Entries shown:
======

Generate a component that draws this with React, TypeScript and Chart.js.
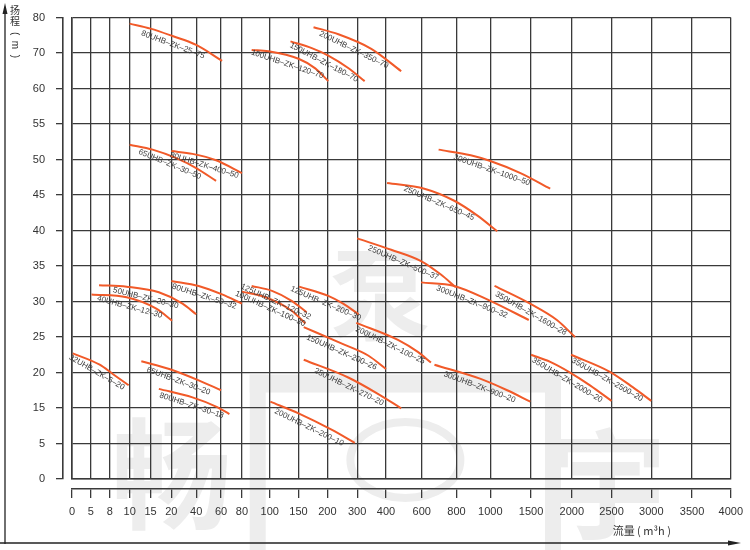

======

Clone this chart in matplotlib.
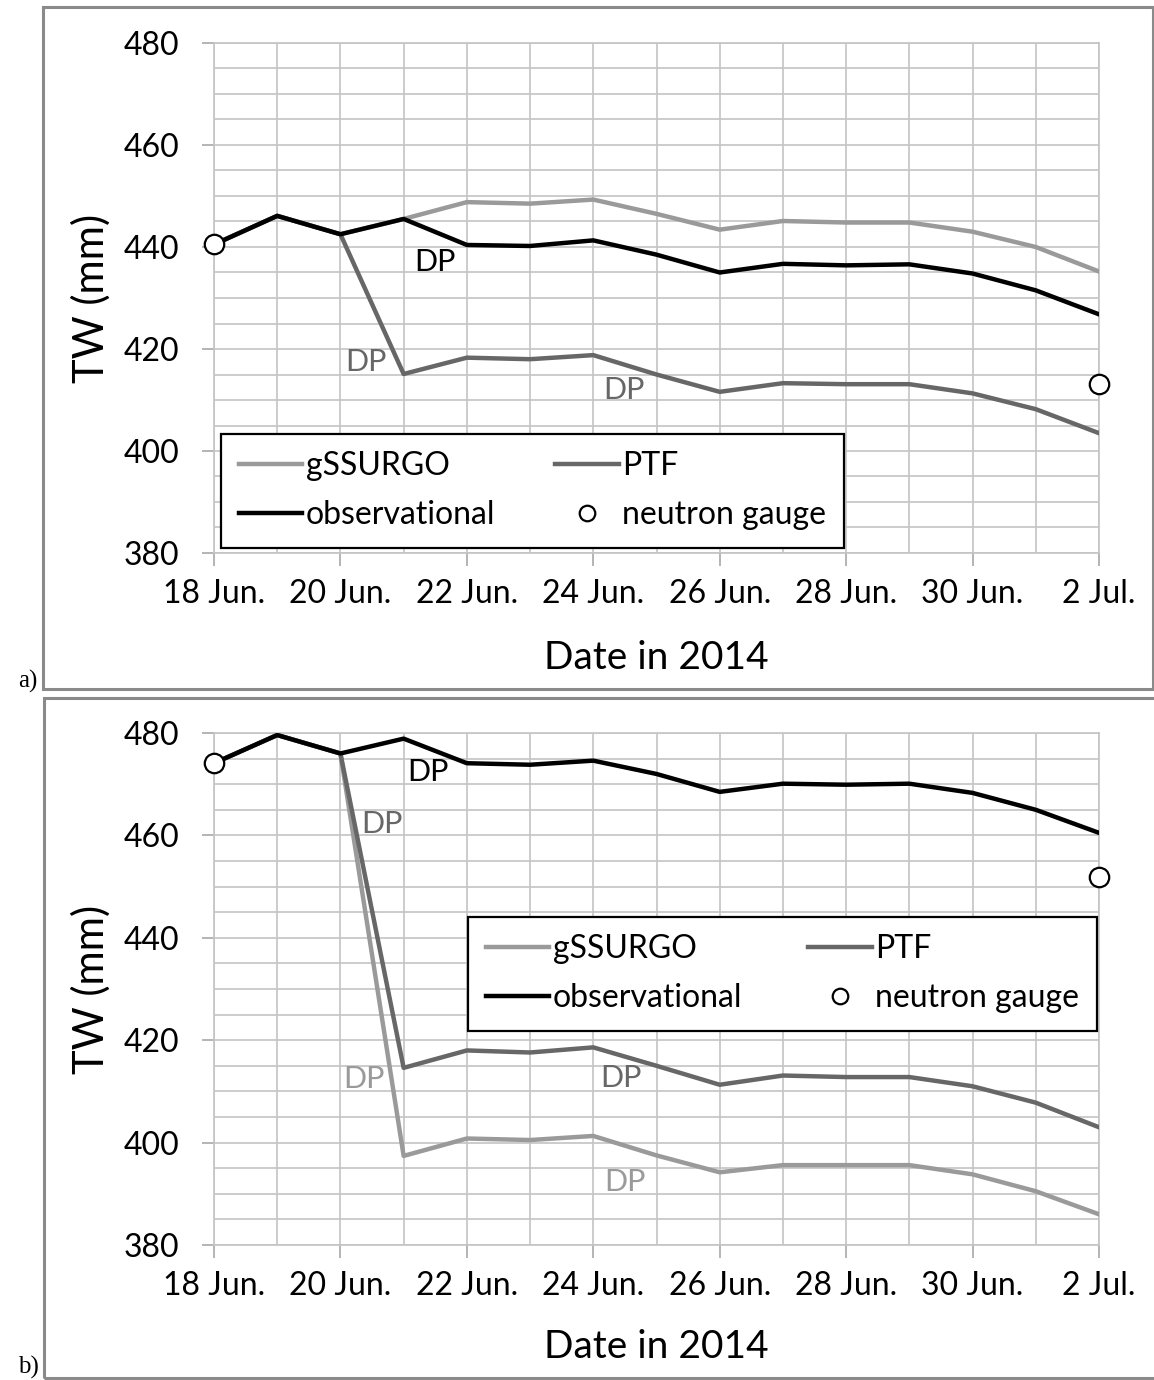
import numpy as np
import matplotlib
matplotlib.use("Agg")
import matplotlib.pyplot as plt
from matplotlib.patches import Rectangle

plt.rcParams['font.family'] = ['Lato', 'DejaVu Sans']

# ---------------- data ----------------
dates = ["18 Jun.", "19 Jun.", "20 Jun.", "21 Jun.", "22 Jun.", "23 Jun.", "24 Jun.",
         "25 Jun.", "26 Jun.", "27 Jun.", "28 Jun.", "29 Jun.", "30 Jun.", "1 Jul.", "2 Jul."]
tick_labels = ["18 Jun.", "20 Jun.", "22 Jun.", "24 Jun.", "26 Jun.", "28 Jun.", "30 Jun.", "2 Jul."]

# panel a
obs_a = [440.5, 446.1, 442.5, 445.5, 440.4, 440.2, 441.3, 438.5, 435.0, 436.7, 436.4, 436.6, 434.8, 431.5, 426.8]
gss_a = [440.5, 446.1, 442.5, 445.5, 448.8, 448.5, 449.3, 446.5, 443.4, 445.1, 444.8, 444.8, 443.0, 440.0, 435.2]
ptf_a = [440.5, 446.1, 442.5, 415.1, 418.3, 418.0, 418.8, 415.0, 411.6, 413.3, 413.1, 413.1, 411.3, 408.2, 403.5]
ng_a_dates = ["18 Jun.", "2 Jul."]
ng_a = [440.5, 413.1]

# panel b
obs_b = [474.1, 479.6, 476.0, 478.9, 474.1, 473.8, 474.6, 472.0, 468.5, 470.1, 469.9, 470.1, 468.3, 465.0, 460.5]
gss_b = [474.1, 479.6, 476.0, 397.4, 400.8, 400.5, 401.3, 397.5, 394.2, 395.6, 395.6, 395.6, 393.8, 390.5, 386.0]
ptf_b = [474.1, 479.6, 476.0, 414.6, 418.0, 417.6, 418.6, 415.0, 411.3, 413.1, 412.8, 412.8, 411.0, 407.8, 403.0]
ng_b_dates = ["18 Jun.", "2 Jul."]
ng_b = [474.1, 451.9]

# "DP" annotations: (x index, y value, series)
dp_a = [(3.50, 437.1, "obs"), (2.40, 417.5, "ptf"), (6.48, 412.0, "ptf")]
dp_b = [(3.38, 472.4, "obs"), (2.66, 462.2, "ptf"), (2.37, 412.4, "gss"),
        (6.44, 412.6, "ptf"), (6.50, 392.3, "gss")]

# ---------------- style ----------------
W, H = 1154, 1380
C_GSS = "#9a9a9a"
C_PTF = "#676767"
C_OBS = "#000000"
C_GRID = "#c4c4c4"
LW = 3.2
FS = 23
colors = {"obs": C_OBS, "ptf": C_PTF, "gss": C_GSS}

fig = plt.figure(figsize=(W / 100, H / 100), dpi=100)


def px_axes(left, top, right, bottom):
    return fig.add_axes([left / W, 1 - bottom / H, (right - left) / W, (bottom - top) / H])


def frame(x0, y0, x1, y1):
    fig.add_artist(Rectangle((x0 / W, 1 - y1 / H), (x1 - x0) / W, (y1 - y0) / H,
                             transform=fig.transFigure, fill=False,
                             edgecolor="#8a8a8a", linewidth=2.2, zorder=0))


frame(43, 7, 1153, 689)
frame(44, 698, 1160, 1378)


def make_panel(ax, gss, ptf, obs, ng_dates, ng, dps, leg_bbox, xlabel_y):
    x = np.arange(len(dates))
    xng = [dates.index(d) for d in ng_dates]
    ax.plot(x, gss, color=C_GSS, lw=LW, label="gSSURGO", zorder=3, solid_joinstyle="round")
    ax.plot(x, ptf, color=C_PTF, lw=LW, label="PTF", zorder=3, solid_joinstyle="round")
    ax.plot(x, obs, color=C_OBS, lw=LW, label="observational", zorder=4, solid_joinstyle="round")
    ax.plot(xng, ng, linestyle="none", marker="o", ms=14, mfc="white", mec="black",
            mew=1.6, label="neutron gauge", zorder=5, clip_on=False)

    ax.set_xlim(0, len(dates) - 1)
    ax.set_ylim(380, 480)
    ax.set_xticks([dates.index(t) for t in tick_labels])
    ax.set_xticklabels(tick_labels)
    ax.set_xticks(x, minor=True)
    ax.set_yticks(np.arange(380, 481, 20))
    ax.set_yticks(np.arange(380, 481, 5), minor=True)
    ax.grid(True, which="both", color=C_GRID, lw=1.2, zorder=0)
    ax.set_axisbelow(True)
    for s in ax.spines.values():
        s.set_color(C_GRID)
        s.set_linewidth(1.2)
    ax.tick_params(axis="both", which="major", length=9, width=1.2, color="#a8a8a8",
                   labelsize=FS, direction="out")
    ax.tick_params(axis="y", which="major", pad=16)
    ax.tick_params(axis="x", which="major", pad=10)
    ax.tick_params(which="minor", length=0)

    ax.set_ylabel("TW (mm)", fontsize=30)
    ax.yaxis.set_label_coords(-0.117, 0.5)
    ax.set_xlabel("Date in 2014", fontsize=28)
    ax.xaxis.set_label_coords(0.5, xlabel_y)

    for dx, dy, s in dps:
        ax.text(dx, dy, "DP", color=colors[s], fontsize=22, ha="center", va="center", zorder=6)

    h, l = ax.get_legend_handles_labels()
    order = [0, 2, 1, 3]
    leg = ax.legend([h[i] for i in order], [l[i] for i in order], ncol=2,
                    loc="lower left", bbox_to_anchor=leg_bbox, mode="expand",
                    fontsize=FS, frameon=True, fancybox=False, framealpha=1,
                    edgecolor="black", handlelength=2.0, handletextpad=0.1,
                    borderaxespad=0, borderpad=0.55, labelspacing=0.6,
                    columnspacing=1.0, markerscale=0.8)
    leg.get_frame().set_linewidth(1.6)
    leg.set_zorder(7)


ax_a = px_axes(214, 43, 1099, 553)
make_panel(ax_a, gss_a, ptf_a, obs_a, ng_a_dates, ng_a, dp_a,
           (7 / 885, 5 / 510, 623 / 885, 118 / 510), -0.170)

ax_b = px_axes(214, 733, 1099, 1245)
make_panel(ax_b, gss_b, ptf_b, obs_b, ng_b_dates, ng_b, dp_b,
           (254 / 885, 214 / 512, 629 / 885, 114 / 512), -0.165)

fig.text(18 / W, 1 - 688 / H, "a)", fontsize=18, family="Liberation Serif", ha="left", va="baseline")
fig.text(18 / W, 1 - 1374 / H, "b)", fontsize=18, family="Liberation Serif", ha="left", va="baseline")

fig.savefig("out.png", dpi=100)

======

What is being asked: Starting at the line with "Clone this chart in matplotlib." and ending at the line with "plt.rcParams['font.family'] = ['Lato', 'DejaVu", copy each line exactly, both ends included. Do not copy the pictures.

Answer:
Clone this chart in matplotlib.
import numpy as np
import matplotlib
matplotlib.use("Agg")
import matplotlib.pyplot as plt
from matplotlib.patches import Rectangle

plt.rcParams['font.family'] = ['Lato', 'DejaVu Sans']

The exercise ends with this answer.